When we talk about Linux we think about command line tools such as git, vim, grep, rsync, less… and of course bash. Who wouldn’t know bash? It’s THE shell you use in your terminal. Or is it? There are some cool alternatives you can use like fish or zsh.
Today I’ll be talking about zsh (as you probably know after you’ve entered this blogpost) and some of its cool functionality that can make your life easier.
But first I’m going to explain what zsh is. Z shell is powerful shell meant to be used interactively. It’s also fully functional scripting language. Zsh is mostly compatible with bash, so any eventual switch should be painless.
Cool features, what about them?
Right, I wanted to talk about cool things zsh can do for you. I’ll start with my favorite.
Go where you want, press TAB twice and it displays everything that matches your prompt in form of nicely formated table with a clear distinction between directories and files. And you can type TAB and arrows to move through the options!
$ vim /etc/nginx/ fastcgi.conf koi-utf nginx.conf uwsgi_params fastcgi_params koi-win scgi_params win-utf global/ mime.types sites/
The other cool feature is another type of fancy autocomplete. It let you type just a part of the path and it (in most cases) resolves to correct file after you TAB it.
You can type:
$ vim /e/ng/n.co
And after tab it becomes:
$ vim /etc/nginx/nginx.conf
If you type fast you most likely make mistakes. It’s very tiring to go over your previous command to the beginning if you made some stupid mistake. In zsh you can fix it instantaneously.
$ vin /etc/ssh/ssh_config zsh: correct 'vin' to 'vim' [nyae]?

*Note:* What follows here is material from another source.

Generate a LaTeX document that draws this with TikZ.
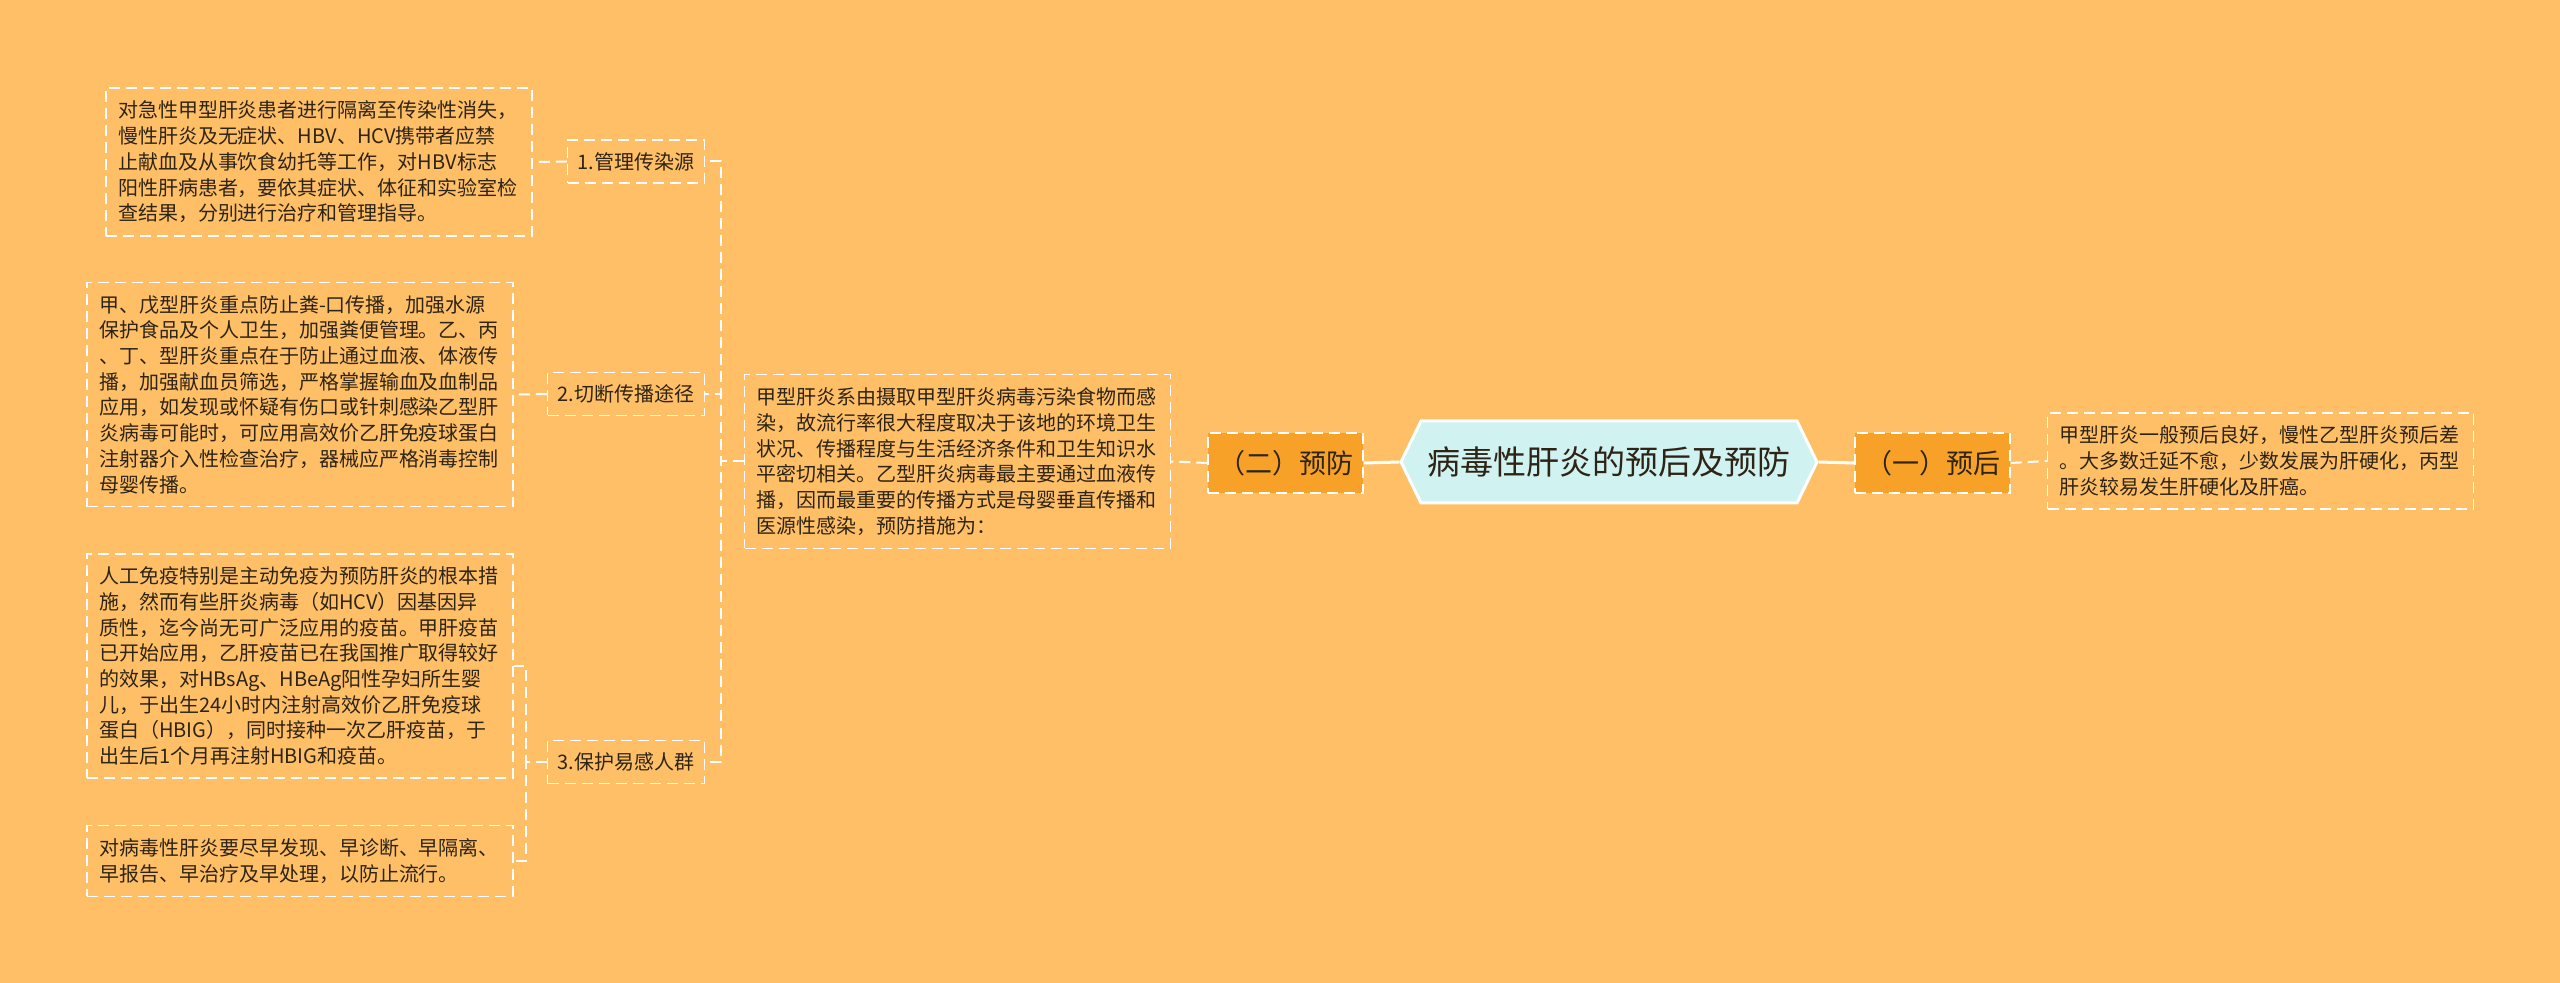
\documentclass[tikz,border=0pt]{standalone}
\usepackage{fontspec}
\newfontfamily\cjk{Noto Sans CJK SC}
\usepackage{tikz}
\usetikzlibrary{shapes.symbols}

\definecolor{bgorange}{HTML}{FFBF66}
\definecolor{deeporange}{HTML}{F8A128}
\definecolor{rootcyan}{HTML}{D0F2F0}
\definecolor{inkbrown}{HTML}{2E2416}

\tikzset{
  leaf/.style={draw=white, line width=0.75pt, dash pattern=on 5.5pt off 3pt, text=inkbrown,
    font=\cjk\fontsize{10pt}{12.85pt}\selectfont, text width=201pt, align=left,
    inner xsep=6pt, inner ysep=6.5pt},
  branch/.style={draw=white, line width=0.75pt, dash pattern=on 5.5pt off 3pt, text=inkbrown,
    font=\cjk\fontsize{10pt}{12pt}\selectfont, inner xsep=5pt, minimum height=21.5pt, anchor=east},
  topic/.style={draw=white, fill=deeporange, line width=0.75pt, dash pattern=on 5.5pt off 3pt,
    text=inkbrown, font=\cjk\fontsize{13.5pt}{15pt}\selectfont, inner xsep=2pt,
    minimum width=77.5pt, minimum height=30pt},
  centre/.style={shape=signal, signal to=west and east, signal pointer angle=128, draw=white,
    fill=rootcyan, line width=1.5pt, text=inkbrown, font=\cjk\fontsize{16.5pt}{18pt}\selectfont,
    inner xsep=2pt, minimum width=208pt, minimum height=41pt},
  link/.style={draw=white, line width=1pt, dash pattern=on 5.5pt off 3pt},
  trunk/.style={draw=white, line width=1.5pt}
}

\begin{document}
\begin{tikzpicture}[x=0.5pt, y=-0.5pt]
        \fill[bgorange] (0,0) rectangle (2560,983);
        \useasboundingbox (0,0) rectangle (2560,983);

        % Nodes
        \node[centre] (root) at (1609, 462) {病毒性肝炎的预后及预防};
        \node[topic] (prevent) at (1285.5, 463) {（二）预防};
        \node[topic] (outcome) at (1932.5, 463) {（一）预后};
        \node[leaf] (outleaf) at (2260.5, 461) {甲型肝炎一般预后良好，慢性乙型肝炎预后差\\。大多数迁延不愈，少数发展为肝硬化，丙型\\肝炎较易发生肝硬化及肝癌。};
        \node[leaf] (midleaf) at (957.5, 461.5) {甲型肝炎系由摄取甲型肝炎病毒污染食物而感\\染，故流行率很大程度取决于该地的环境卫生\\状况、传播程度与生活经济条件和卫生知识水\\平密切相关。乙型肝炎病毒最主要通过血液传\\播，因而最重要的传播方式是母婴垂直传播和\\医源性感染，预防措施为：};

        \node[branch] (source) at (705, 161.5) {1.管理传染源};
        \node[branch] (route) at (705, 394) {2.切断传播途径};
        \node[branch] (crowd) at (705, 762) {3.保护易感人群};

        \node[leaf] (isolate) at (319, 162) {对急性甲型肝炎患者进行隔离至传染性消失，\\慢性肝炎及无症状、HBV、HCV携带者应禁\\止献血及从事饮食幼托等工作，对HBV标志\\阳性肝病患者，要依其症状、体征和实验室检\\查结果，分别进行治疗和管理指导。};
        \node[leaf] (block) at (300, 394.5) {甲、戊型肝炎重点防止粪-口传播，加强水源\\保护食品及个人卫生，加强粪便管理。乙、丙\\、丁、型肝炎重点在于防止通过血液、体液传\\播，加强献血员筛选，严格掌握输血及血制品\\应用，如发现或怀疑有伤口或针刺感染乙型肝\\炎病毒可能时，可应用高效价乙肝免疫球蛋白\\注射器介入性检查治疗，器械应严格消毒控制\\母婴传播。};
        \node[leaf] (vaccine) at (300, 666) {人工免疫特别是主动免疫为预防肝炎的根本措\\施，然而有些肝炎病毒（如HCV）因基因异\\质性，迄今尚无可广泛应用的疫苗。甲肝疫苗\\已开始应用，乙肝疫苗已在我国推广取得较好\\的效果，对HBsAg、HBeAg阳性孕妇所生婴\\儿，于出生24小时内注射高效价乙肝免疫球\\蛋白（HBIG），同时接种一次乙肝疫苗，于\\出生后1个月再注射HBIG和疫苗。};
        \node[leaf] (early) at (300, 861) {对病毒性肝炎要尽早发现、早诊断、早隔离、\\早报告、早治疗及早处理，以防止流行。};

        % Lines
        \draw[trunk] (root.west) -- (prevent.east);
        \draw[trunk] (root.east) -- (outcome.west);
        \draw[link] (outcome.east) -- (outleaf.west);
        \draw[link] (prevent.west) -- (midleaf.east);
        \draw[link] (midleaf.west) -- ++(-23,0) |- (source.east);
        \draw[link] (midleaf.west) -- ++(-23,0) |- (route.east);
        \draw[link] (midleaf.west) -- ++(-23,0) |- (crowd.east);
        \draw[link] (source.west) -- (isolate.east);
        \draw[link] (route.west) -- (block.east);
        \draw[link] (crowd.west) -- ++(-21,0) |- (vaccine.east);
        \draw[link] (crowd.west) -- ++(-21,0) |- (early.east);
    \end{tikzpicture}
\end{document}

Zsh has some really cool command history. Not only it works in more than one terminal
instance simultaneously preventing you from losing parts of your work history like
in bash but also it allows to easily go back to command you’re looking for. Did you
execute some sick grep search 100 commands ago? No worries, you don’t have to go
that back all on your own. You just type
gre and go back to any previous commands
staring with “gre” with your arrow key.
Oh my zsh!
And lastly I have to thank oh my zsh for making switch not only painless and fun but also glorious. In the instant I have access to awesome git tools, autocomplete and branch info in my prompt but also I have access to many, many themes that are easy to install and modify.
I really recommend trying zsh out. You won’t regret it.